We had a sweet day. I hope you did too.

Merry Christmas !! #51, Hello Dolly Bars and #52 Peanut Butter Heath Bar Blondies

#51 Hello Dolly Bars? From Maria Howard of Peculiar, Missouri. You just dump all the ingredients in a bowl and mix.

#52 “Allysa developed this variation on the traditional blondie. If you’re a peanut butter lover, you’ll be crazy about these!”

Clockwise from the top: Peanut Butter Heath Bar Blondies, Hello Dolly Bars, Fudge with Texas Pecans, Orange Cranberry Bread

Chezbonneau is in Texas for the Christmas and New Years holiday celebration, spending lots of wonderful time with the family. Although this is a time of year for lots of baking, M. le Patissier is not in his own kitchen, and certainly not in a normal routine. That said, some fun progress has been made – and enjoyed!

The plate of goodies above were the last pieces of the Chezbonneau contribution to the family Christmas Eve gathering. The Peanut Butter Heath Bar Blondies had to wait for a trip to the US of A since I have been unable to find Heath Bars in Qatar. I’ll be bringing a small bag of those toffee goodies back with me for a repeat. Of the four pictured sweets, these blondies were the biggest hit.

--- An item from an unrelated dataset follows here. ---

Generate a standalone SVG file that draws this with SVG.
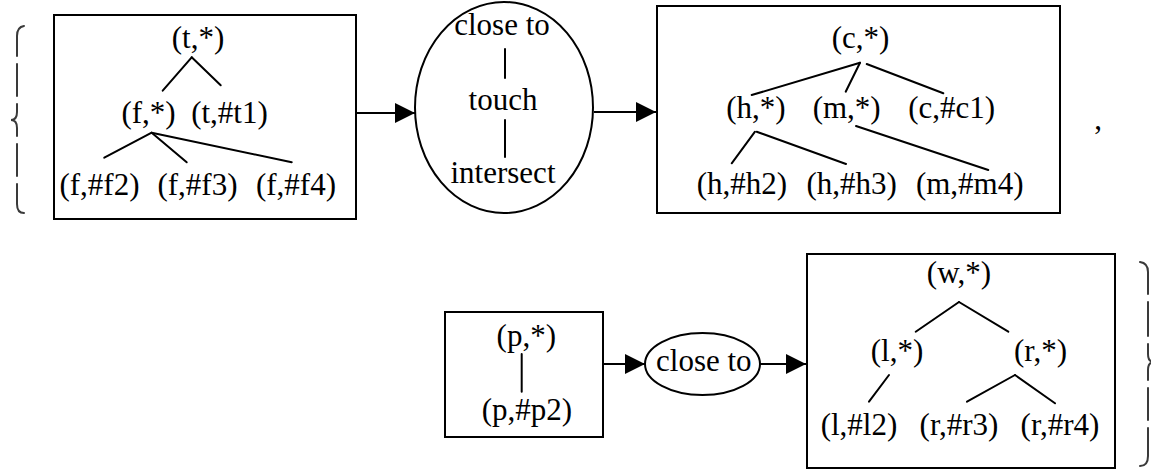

DETOUR: Very slight detour. When it came time to make the blondies, I didn’t have any peanuts, but I did have crunchy (instead of smooth) peanut butter – best substitute possible if you need one. The crunch peanut butter just added a flavor and texture punch from down below.

The Hello Dolly Bars tasted wonderful but didn’t “look” as inviting as the blondies. I know that I can improve on these – details below.

EMBARRASSING GOOF: When it came time to bake the Hello Dolly Bars, I couldn’t get to the recipe. I am in a place with Internet access that is virtually nil, and I was relying for the online cookbook. Well………. (here it comes), I left out the butter from the batter. I CONFESS – I was sure there needed to be butter in that batter, but not REALLY sure, even though I couldn’t believe..blah, blah, blah. I had jotted down “butter” in an earlier “connected moment” but didn’t write quantity or “how” it needed to be added. I didn’t believe it would work without butter (melted; into the mix), but I forged ahead without it. It ALMOST worked, and here’s how/why —————

I added extra condensed milk on top – a sort of “trickle down economics” approach to needed moisture. I won’t know what the Hello Dolly Bars “should” have looked and tasted like until I do them again – with the butter. But the result of these bars was “pretty darn good”, a favorite of some that Christmas Eve day. The only disconcerting element was the very bottom of the graham cracker bar. It remained dry, as with a dusting of cracker crumbs. But hey! They’re all gone!